It is required that the lines from the top of the listing through the line with "0.443, 0.443]" be reproduced exactly, excluding pictures.

■ Given records:
((

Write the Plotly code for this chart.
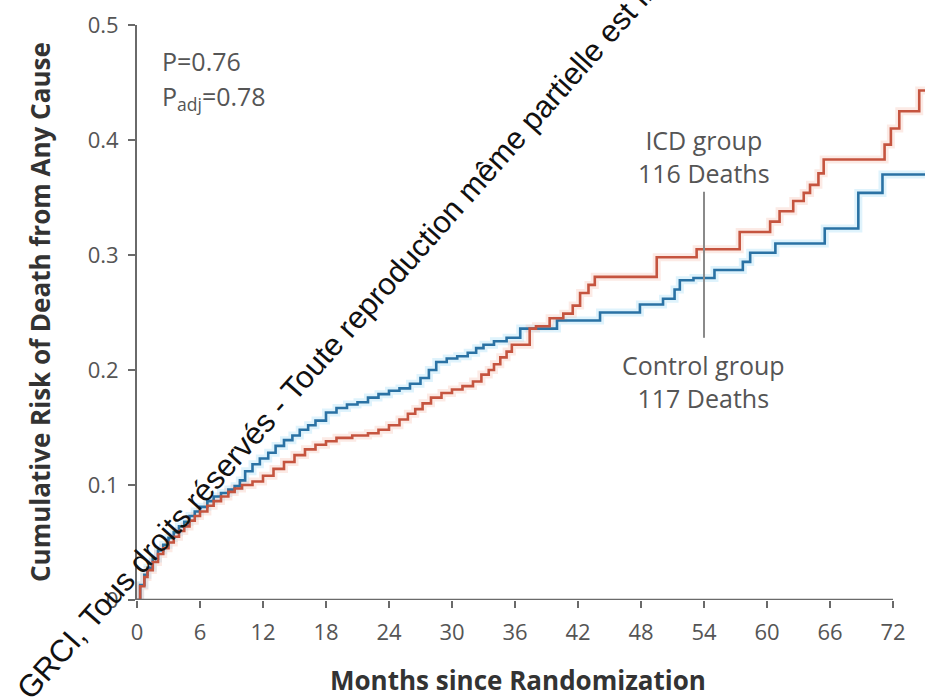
import plotly.graph_objects as go

# ---------------- data ----------------
icd_months = [0, 0.3, 0.7, 1.0, 1.5, 2.0, 2.5, 3.0, 3.5, 4.0, 4.5, 5.0, 5.5, 6.0, 6.7, 7.3,
              8.0, 8.7, 9.3, 10.0, 11.0, 12.0, 13.0, 14.0, 15.0, 16.0, 17.0, 18.0, 19.0,
              20.5, 22.0, 23.0, 24.0, 25.0, 25.8, 26.5, 27.2, 28.0, 29.0, 30.0, 31.0, 32.0,
              32.8, 33.5, 34.0, 34.6, 35.2, 35.7, 37.4, 38.0, 39.3, 40.6, 41.5, 42.2, 43.0,
              43.6, 49.5, 53.3, 57.4, 60.3, 61.2, 62.5, 63.5, 64.1, 64.9, 65.4, 71.2, 71.8,
              72.6, 74.5, 75.1]
icd_risk = [0, 0.012, 0.02, 0.026, 0.033, 0.04, 0.045, 0.05, 0.055, 0.06, 0.064, 0.069,
            0.073, 0.077, 0.082, 0.086, 0.09, 0.094, 0.097, 0.1, 0.103, 0.108, 0.114, 0.12,
            0.126, 0.131, 0.135, 0.138, 0.141, 0.143, 0.145, 0.148, 0.152, 0.157, 0.162,
            0.166, 0.171, 0.176, 0.18, 0.183, 0.186, 0.19, 0.196, 0.2, 0.205, 0.211, 0.216,
            0.222, 0.236, 0.238, 0.245, 0.249, 0.256, 0.267, 0.274, 0.281, 0.298, 0.305,
            0.32, 0.329, 0.338, 0.347, 0.354, 0.361, 0.371, 0.383, 0.396, 0.41, 0.425,
            0.443, 0.443]

ctl_months = [0, 0.3, 0.7, 1.0, 1.5, 2.0, 2.5, 3.0, 3.5, 4.0, 4.5, 5.0, 5.5, 6.0, 6.7, 7.3,
              8.0, 8.7, 9.3, 9.8, 10.3, 11.0, 11.7, 12.5, 13.2, 14.0, 14.8, 15.5, 16.3,
              17.0, 18.0, 19.0, 20.0, 21.0, 22.0, 23.0, 24.0, 25.0, 26.0, 27.0, 27.8, 28.5,
              29.5, 30.5, 31.5, 32.3, 33.0, 34.0, 35.2, 36.5, 40.0, 44.1, 47.9, 50.1, 51.2,
              51.7, 53.0, 55.0, 57.7, 58.4, 60.8, 65.5, 68.7, 71.0, 75.1]
ctl_risk = [0, 0.013, 0.022, 0.028, 0.036, 0.043, 0.048, 0.054, 0.059, 0.064, 0.068, 0.073,
            0.077, 0.081, 0.086, 0.09, 0.093, 0.096, 0.099, 0.104, 0.112, 0.118, 0.123,
            0.128, 0.134, 0.139, 0.143, 0.148, 0.152, 0.156, 0.163, 0.167, 0.17, 0.172,
            0.176, 0.179, 0.182, 0.184, 0.188, 0.193, 0.2, 0.207, 0.21, 0.212, 0.215, 0.219,
            0.222, 0.225, 0.228, 0.236, 0.243, 0.25, 0.257, 0.262, 0.27, 0.278, 0.28, 0.287,
            0.294, 0.302, 0.31, 0.323, 0.354, 0.37, 0.37]

x_ticks = [0, 6, 12, 18, 24, 30, 36, 42, 48, 54, 60, 66, 72]
y_ticks = [0, 0.1, 0.2, 0.3, 0.4, 0.5]
y_tick_labels = ["0", "0.1", "0.2", "0.3", "0.4", "0.5"]

x_title = "Months since Randomization"
y_title = "Cumulative Risk of Death from Any Cause"
p_text = "P=0.76"
padj_text = "P<sub>adj</sub>=0.78"
icd_label = ["ICD group", "116 Deaths"]
ctl_label = ["Control group", "117 Deaths"]
marker_month = 54
watermark = "GRCI, Tous droits réservés - Toute reproduction même partielle est interdite"

# ---------------- styles ----------------
RED = "#c5543f"
BLUE = "#2a72a4"
AXIS = "#6a6a6a"
TXT = "#555555"
FONT = "Open Sans"

fig = go.Figure()

# soft halos under the lines
fig.add_trace(go.Scatter(x=ctl_months, y=ctl_risk, mode="lines", line_shape="hv",
                         line=dict(color="rgba(150,215,245,0.3)", width=8),
                         hoverinfo="skip", showlegend=False))
fig.add_trace(go.Scatter(x=icd_months, y=icd_risk, mode="lines", line_shape="hv",
                         line=dict(color="rgba(245,185,170,0.3)", width=8),
                         hoverinfo="skip", showlegend=False))

fig.add_trace(go.Scatter(x=ctl_months, y=ctl_risk, mode="lines", line_shape="hv",
                         line=dict(color=BLUE, width=2.6), name="Control group",
                         showlegend=False))
fig.add_trace(go.Scatter(x=icd_months, y=icd_risk, mode="lines", line_shape="hv",
                         line=dict(color=RED, width=2.6), name="ICD group",
                         showlegend=False))

fig.update_layout(
    width=925, height=697,
    margin=dict(l=137, r=0, t=25, b=97),
    paper_bgcolor="white", plot_bgcolor="white",
    font=dict(family=FONT, color=TXT),
    xaxis=dict(range=[0, 75.05], tickmode="array", tickvals=x_ticks,
               ticks="outside", ticklen=7, tickwidth=2, tickcolor=AXIS,
               showline=False, showgrid=False, zeroline=False,
               tickfont=dict(size=22, color=TXT, family=FONT), ticklabelstandoff=6),
    yaxis=dict(range=[0, 0.5], tickmode="array", tickvals=y_ticks, ticktext=y_tick_labels,
               ticks="outside", ticklen=7, tickwidth=2, tickcolor=AXIS,
               showline=True, linecolor=AXIS, linewidth=2,
               showgrid=False, zeroline=False,
               tickfont=dict(size=22, color=TXT, family=FONT), ticklabelstandoff=5),
)

# x axis line only up to 72 months
fig.add_shape(type="line", xref="x", yref="y", x0=0, x1=72, y0=0, y1=0,
              line=dict(color=AXIS, width=2.5))

# marker line at 54 months between the labels
fig.add_shape(type="line", xref="x", yref="y", x0=marker_month, x1=marker_month,
              y0=0.228, y1=0.355, line=dict(color="#8a8a8a", width=2))

ann = []
ann.append(dict(text=f"<b>{x_title}</b>", xref="paper", yref="paper", x=0.484,
                y=(600 - 680) / 575, xanchor="center", yanchor="middle", showarrow=False,
                font=dict(size=26, color="#333333", family=FONT)))
ann.append(dict(text=f"<b>{y_title}</b>", xref="paper", yref="paper", x=0,
                y=(600 - 312) / 575, xshift=-97, xanchor="center", yanchor="middle",
                textangle=-90, showarrow=False,
                font=dict(size=26, color="#333333", family=FONT)))
ann.append(dict(text=p_text, xref="paper", yref="paper", x=0, xshift=23,
                y=(600 - 61) / 575, xanchor="left", yanchor="middle", showarrow=False,
                font=dict(size=25, color=TXT, family=FONT)))
ann.append(dict(text=padj_text, xref="paper", yref="paper", x=0, xshift=23,
                y=(600 - 98) / 575, xanchor="left", yanchor="middle", showarrow=False,
                font=dict(size=25, color=TXT, family=FONT)))
ann.append(dict(text="<br>".join(icd_label), xref="x", yref="paper", x=marker_month,
                y=(600 - 157) / 575, xanchor="center", yanchor="middle", showarrow=False,
                font=dict(size=25, color=TXT, family=FONT)))
ann.append(dict(text="<br>".join(ctl_label), xref="x", yref="paper", x=marker_month,
                y=(600 - 381) / 575, xanchor="center", yanchor="middle", showarrow=False,
                font=dict(size=25, color=TXT, family=FONT)))
# diagonal watermark
ann.append(dict(text=watermark, xref="paper", yref="paper",
                x=(366 - 137) / 788, y=(600 - 306) / 575,
                xanchor="center", yanchor="middle", textangle=-48.5, showarrow=False,
                font=dict(size=31, color="#111111", family="Liberation Sans")))
fig.update_layout(annotations=ann)

fig.write_html("out.html")
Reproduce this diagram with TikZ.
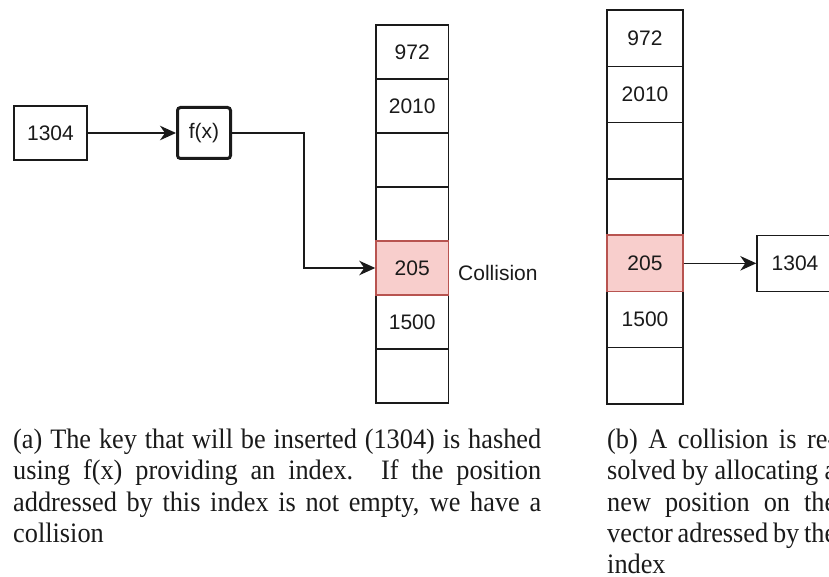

))

■ Response:
Write the Plotly code for this chart.
import plotly.graph_objects as go

# ---------------- data ----------------
icd_months = [0, 0.3, 0.7, 1.0, 1.5, 2.0, 2.5, 3.0, 3.5, 4.0, 4.5, 5.0, 5.5, 6.0, 6.7, 7.3,
              8.0, 8.7, 9.3, 10.0, 11.0, 12.0, 13.0, 14.0, 15.0, 16.0, 17.0, 18.0, 19.0,
              20.5, 22.0, 23.0, 24.0, 25.0, 25.8, 26.5, 27.2, 28.0, 29.0, 30.0, 31.0, 32.0,
              32.8, 33.5, 34.0, 34.6, 35.2, 35.7, 37.4, 38.0, 39.3, 40.6, 41.5, 42.2, 43.0,
              43.6, 49.5, 53.3, 57.4, 60.3, 61.2, 62.5, 63.5, 64.1, 64.9, 65.4, 71.2, 71.8,
              72.6, 74.5, 75.1]
icd_risk = [0, 0.012, 0.02, 0.026, 0.033, 0.04, 0.045, 0.05, 0.055, 0.06, 0.064, 0.069,
            0.073, 0.077, 0.082, 0.086, 0.09, 0.094, 0.097, 0.1, 0.103, 0.108, 0.114, 0.12,
            0.126, 0.131, 0.135, 0.138, 0.141, 0.143, 0.145, 0.148, 0.152, 0.157, 0.162,
            0.166, 0.171, 0.176, 0.18, 0.183, 0.186, 0.19, 0.196, 0.2, 0.205, 0.211, 0.216,
            0.222, 0.236, 0.238, 0.245, 0.249, 0.256, 0.267, 0.274, 0.281, 0.298, 0.305,
            0.32, 0.329, 0.338, 0.347, 0.354, 0.361, 0.371, 0.383, 0.396, 0.41, 0.425,
            0.443, 0.443]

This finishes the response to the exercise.